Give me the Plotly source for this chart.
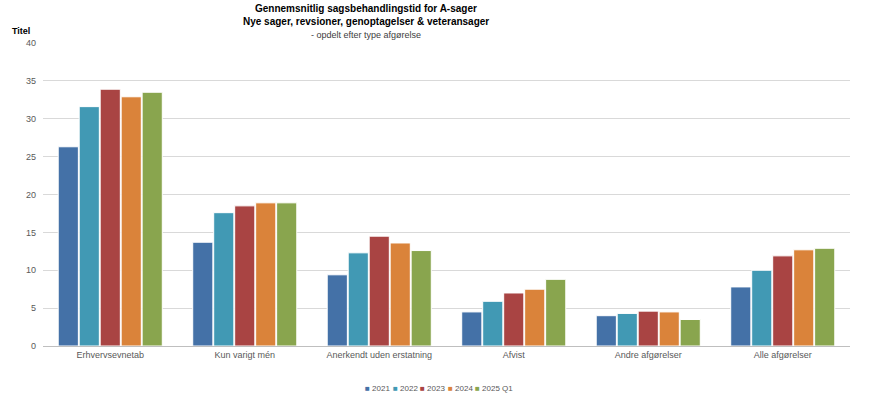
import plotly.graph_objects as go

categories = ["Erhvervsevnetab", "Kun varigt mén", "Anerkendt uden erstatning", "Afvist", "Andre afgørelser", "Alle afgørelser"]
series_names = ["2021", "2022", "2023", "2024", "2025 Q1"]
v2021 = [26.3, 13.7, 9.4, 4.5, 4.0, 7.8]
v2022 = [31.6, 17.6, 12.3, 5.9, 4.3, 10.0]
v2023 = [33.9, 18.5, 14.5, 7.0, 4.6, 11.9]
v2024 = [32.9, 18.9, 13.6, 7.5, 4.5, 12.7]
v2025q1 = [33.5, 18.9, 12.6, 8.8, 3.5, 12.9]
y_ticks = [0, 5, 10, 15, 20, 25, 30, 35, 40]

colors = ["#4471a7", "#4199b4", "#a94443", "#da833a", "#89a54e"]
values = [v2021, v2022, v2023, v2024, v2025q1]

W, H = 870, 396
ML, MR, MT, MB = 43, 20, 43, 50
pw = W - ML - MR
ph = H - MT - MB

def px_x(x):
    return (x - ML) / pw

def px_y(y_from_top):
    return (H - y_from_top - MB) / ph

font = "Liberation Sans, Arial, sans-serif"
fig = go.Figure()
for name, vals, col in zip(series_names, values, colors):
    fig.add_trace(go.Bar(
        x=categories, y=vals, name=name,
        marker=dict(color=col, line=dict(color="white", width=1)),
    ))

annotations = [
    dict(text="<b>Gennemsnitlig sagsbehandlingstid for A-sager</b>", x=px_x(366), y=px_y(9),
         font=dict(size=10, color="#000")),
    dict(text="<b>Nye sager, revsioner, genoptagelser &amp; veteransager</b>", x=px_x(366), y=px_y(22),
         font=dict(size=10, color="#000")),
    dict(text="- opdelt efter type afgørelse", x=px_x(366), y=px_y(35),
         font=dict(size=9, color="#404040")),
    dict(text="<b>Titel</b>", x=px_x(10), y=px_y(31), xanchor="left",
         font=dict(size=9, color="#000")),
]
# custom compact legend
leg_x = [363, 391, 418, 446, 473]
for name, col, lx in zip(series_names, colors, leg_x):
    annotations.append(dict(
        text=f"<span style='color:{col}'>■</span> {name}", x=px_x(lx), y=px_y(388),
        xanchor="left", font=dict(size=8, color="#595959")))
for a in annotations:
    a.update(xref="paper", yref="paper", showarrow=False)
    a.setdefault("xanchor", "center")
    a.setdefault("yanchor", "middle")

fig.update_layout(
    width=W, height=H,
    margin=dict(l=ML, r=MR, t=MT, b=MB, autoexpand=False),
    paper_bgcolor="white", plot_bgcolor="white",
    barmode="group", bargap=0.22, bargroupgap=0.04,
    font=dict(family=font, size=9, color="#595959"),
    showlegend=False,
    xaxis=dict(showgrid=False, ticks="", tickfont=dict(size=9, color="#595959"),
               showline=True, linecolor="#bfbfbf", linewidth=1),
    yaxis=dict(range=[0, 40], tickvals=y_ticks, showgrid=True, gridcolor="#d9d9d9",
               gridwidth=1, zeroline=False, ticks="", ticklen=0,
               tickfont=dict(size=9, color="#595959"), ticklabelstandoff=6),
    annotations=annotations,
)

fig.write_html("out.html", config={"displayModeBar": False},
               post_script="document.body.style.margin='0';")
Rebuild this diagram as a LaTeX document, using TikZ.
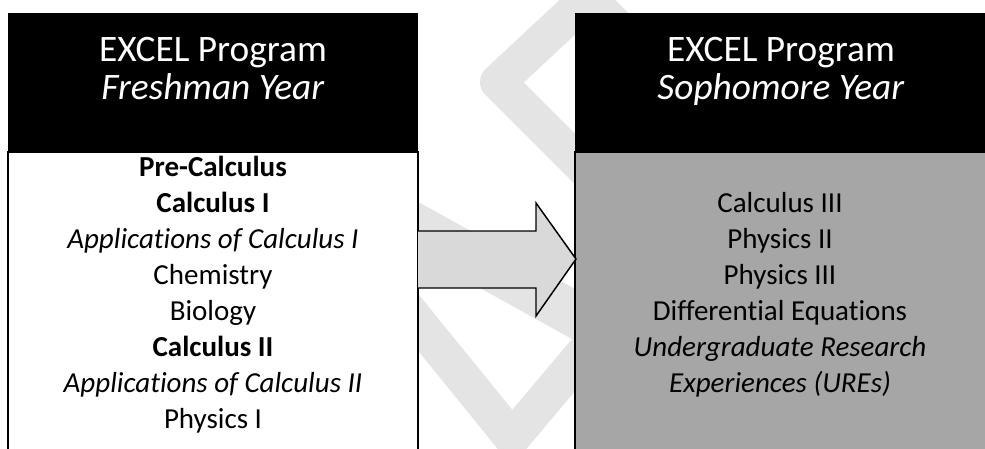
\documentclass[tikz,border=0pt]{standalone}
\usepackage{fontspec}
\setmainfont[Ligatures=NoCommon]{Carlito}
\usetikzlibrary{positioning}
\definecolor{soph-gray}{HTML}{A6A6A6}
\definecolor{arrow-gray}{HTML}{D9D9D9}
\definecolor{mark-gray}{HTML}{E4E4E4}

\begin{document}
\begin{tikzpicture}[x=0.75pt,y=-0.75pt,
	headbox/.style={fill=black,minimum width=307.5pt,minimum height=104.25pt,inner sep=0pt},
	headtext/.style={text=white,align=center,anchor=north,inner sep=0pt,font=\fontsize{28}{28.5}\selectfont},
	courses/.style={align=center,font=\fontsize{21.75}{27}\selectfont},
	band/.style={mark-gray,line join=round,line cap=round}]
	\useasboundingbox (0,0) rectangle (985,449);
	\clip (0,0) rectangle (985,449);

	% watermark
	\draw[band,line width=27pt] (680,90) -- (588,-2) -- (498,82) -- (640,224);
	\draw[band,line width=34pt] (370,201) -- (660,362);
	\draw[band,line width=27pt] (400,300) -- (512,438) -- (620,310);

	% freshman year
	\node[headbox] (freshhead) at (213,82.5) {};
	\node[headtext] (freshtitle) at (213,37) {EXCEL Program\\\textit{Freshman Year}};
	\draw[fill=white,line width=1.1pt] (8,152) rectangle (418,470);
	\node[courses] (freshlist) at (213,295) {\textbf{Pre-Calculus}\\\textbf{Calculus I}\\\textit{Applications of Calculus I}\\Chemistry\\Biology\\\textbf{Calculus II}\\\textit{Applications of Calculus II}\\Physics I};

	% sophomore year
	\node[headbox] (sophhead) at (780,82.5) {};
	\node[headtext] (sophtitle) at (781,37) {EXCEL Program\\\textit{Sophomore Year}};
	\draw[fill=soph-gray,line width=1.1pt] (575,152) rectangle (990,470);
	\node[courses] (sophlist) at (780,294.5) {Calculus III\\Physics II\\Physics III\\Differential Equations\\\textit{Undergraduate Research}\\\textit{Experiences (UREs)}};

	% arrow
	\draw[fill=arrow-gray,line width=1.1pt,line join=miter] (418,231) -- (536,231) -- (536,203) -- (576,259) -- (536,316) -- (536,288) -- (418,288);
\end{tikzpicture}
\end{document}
====================
Retype every entry verbatim and exclude the pictures from the copy.

Give me the Plotly source for this chart.
import plotly.graph_objects as go

categories = ["Erhvervsevnetab", "Kun varigt mén", "Anerkendt uden erstatning", "Afvist", "Andre afgørelser", "Alle afgørelser"]
series_names = ["2021", "2022", "2023", "2024", "2025 Q1"]
v2021 = [26.3, 13.7, 9.4, 4.5, 4.0, 7.8]
v2022 = [31.6, 17.6, 12.3, 5.9, 4.3, 10.0]
v2023 = [33.9, 18.5, 14.5, 7.0, 4.6, 11.9]
v2024 = [32.9, 18.9, 13.6, 7.5, 4.5, 12.7]
v2025q1 = [33.5, 18.9, 12.6, 8.8, 3.5, 12.9]
y_ticks = [0, 5, 10, 15, 20, 25, 30, 35, 40]

colors = ["#4471a7", "#4199b4", "#a94443", "#da833a", "#89a54e"]
values = [v2021, v2022, v2023, v2024, v2025q1]

W, H = 870, 396
ML, MR, MT, MB = 43, 20, 43, 50
pw = W - ML - MR
ph = H - MT - MB

def px_x(x):
    return (x - ML) / pw

def px_y(y_from_top):
    return (H - y_from_top - MB) / ph

font = "Liberation Sans, Arial, sans-serif"
fig = go.Figure()
for name, vals, col in zip(series_names, values, colors):
    fig.add_trace(go.Bar(
        x=categories, y=vals, name=name,
        marker=dict(color=col, line=dict(color="white", width=1)),
    ))

annotations = [
    dict(text="<b>Gennemsnitlig sagsbehandlingstid for A-sager</b>", x=px_x(366), y=px_y(9),
         font=dict(size=10, color="#000")),
    dict(text="<b>Nye sager, revsioner, genoptagelser &amp; veteransager</b>", x=px_x(366), y=px_y(22),
         font=dict(size=10, color="#000")),
    dict(text="- opdelt efter type afgørelse", x=px_x(366), y=px_y(35),
         font=dict(size=9, color="#404040")),
    dict(text="<b>Titel</b>", x=px_x(10), y=px_y(31), xanchor="left",
         font=dict(size=9, color="#000")),
]
# custom compact legend
leg_x = [363, 391, 418, 446, 473]
for name, col, lx in zip(series_names, colors, leg_x):
    annotations.append(dict(
        text=f"<span style='color:{col}'>■</span> {name}", x=px_x(lx), y=px_y(388),
        xanchor="left", font=dict(size=8, color="#595959")))
for a in annotations:
    a.update(xref="paper", yref="paper", showarrow=False)
    a.setdefault("xanchor", "center")
    a.setdefault("yanchor", "middle")

fig.update_layout(
    width=W, height=H,
    margin=dict(l=ML, r=MR, t=MT, b=MB, autoexpand=False),
    paper_bgcolor="white", plot_bgcolor="white",
    barmode="group", bargap=0.22, bargroupgap=0.04,
    font=dict(family=font, size=9, color="#595959"),
    showlegend=False,
    xaxis=dict(showgrid=False, ticks="", tickfont=dict(size=9, color="#595959"),
               showline=True, linecolor="#bfbfbf", linewidth=1),
    yaxis=dict(range=[0, 40], tickvals=y_ticks, showgrid=True, gridcolor="#d9d9d9",
               gridwidth=1, zeroline=False, ticks="", ticklen=0,
               tickfont=dict(size=9, color="#595959"), ticklabelstandoff=6),
    annotations=annotations,
)

fig.write_html("out.html", config={"displayModeBar": False},
               post_script="document.body.style.margin='0';")
Rebuild this diagram as a LaTeX document, using TikZ.
\documentclass[tikz,border=0pt]{standalone}
\usepackage{fontspec}
\setmainfont[Ligatures=NoCommon]{Carlito}
\usetikzlibrary{positioning}
\definecolor{soph-gray}{HTML}{A6A6A6}
\definecolor{arrow-gray}{HTML}{D9D9D9}
\definecolor{mark-gray}{HTML}{E4E4E4}

\begin{document}
\begin{tikzpicture}[x=0.75pt,y=-0.75pt,
	headbox/.style={fill=black,minimum width=307.5pt,minimum height=104.25pt,inner sep=0pt},
	headtext/.style={text=white,align=center,anchor=north,inner sep=0pt,font=\fontsize{28}{28.5}\selectfont},
	courses/.style={align=center,font=\fontsize{21.75}{27}\selectfont},
	band/.style={mark-gray,line join=round,line cap=round}]
	\useasboundingbox (0,0) rectangle (985,449);
	\clip (0,0) rectangle (985,449);

	% watermark
	\draw[band,line width=27pt] (680,90) -- (588,-2) -- (498,82) -- (640,224);
	\draw[band,line width=34pt] (370,201) -- (660,362);
	\draw[band,line width=27pt] (400,300) -- (512,438) -- (620,310);

	% freshman year
	\node[headbox] (freshhead) at (213,82.5) {};
	\node[headtext] (freshtitle) at (213,37) {EXCEL Program\\\textit{Freshman Year}};
	\draw[fill=white,line width=1.1pt] (8,152) rectangle (418,470);
	\node[courses] (freshlist) at (213,295) {\textbf{Pre-Calculus}\\\textbf{Calculus I}\\\textit{Applications of Calculus I}\\Chemistry\\Biology\\\textbf{Calculus II}\\\textit{Applications of Calculus II}\\Physics I};

	% sophomore year
	\node[headbox] (sophhead) at (780,82.5) {};
	\node[headtext] (sophtitle) at (781,37) {EXCEL Program\\\textit{Sophomore Year}};
	\draw[fill=soph-gray,line width=1.1pt] (575,152) rectangle (990,470);
	\node[courses] (sophlist) at (780,294.5) {Calculus III\\Physics II\\Physics III\\Differential Equations\\\textit{Undergraduate Research}\\\textit{Experiences (UREs)}};

	% arrow
	\draw[fill=arrow-gray,line width=1.1pt,line join=miter] (418,231) -- (536,231) -- (536,203) -- (576,259) -- (536,316) -- (536,288) -- (418,288);
\end{tikzpicture}
\end{document}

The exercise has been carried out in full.